Broadband Internet services delivered to rural homes and businesses by fiber optic cable is a huge economic development issue in Minnesota, Leno said, and it should be treated with the importance that rural electrification received early in the last century.
He pays $10 to $15 a gigabit when he goes over his Internet provider’s plan. “When you’re using a terabyte a month, that gets to be expensive,” he said.
Utke agreed that “putting cable in the ground is the best we can do,” to bring reliable, affordable Internet to rural Minnesota.
The Legislature had provided $15 million towards that effort in a bill that ended up vetoed by Gov. Dayton, he said. That was on top of $35 million provided by the Legislature last year, Green added.

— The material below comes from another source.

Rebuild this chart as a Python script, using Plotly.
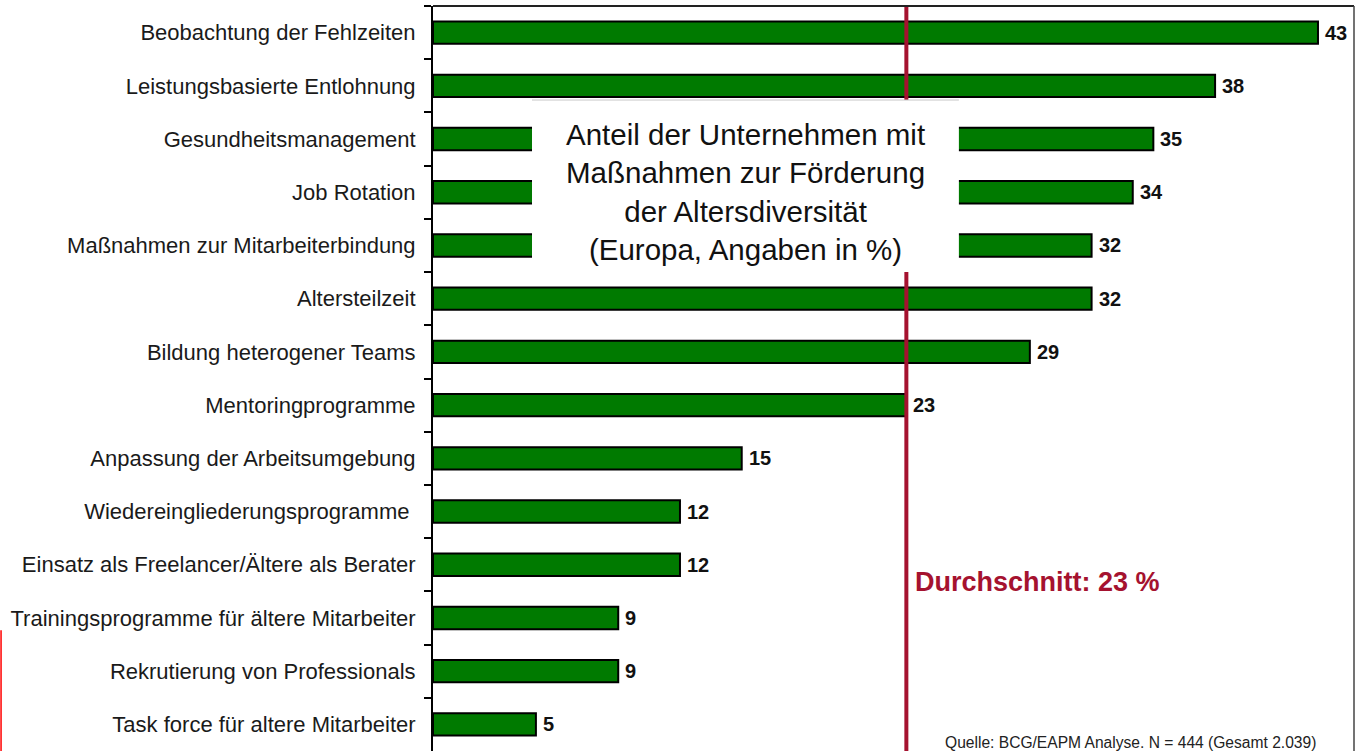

and the impact of the Net Neutrality repeal…
Leno also asked the lawmakers to address net neutrality at the state level, by making Internet providers answerable to the Minnesota Public Utilities Commission. He said he was disappointed that Republicans reversed course on net neutrality at the federal level, allowing Internet providers to slow service for Netflix, for example, or any content producer that doesn’t pay a higher fee.
Neither lawmaker showed any inclination to handle net neutrality at the state level, saying that the federal changes merely reverted the rules to where they were in 2015.
That’s when the problems began with providers slowing down services, and that’s why the FCC acted to regulate internet providers like utilities in 2015, Leno said.
Green noted that CenturyLink provides “some of the poorest coverage,” while local providers like Arvig and Garden Valley Telephone Co. do a great job.
“It would be great if I could get it, yeah,” Leno said.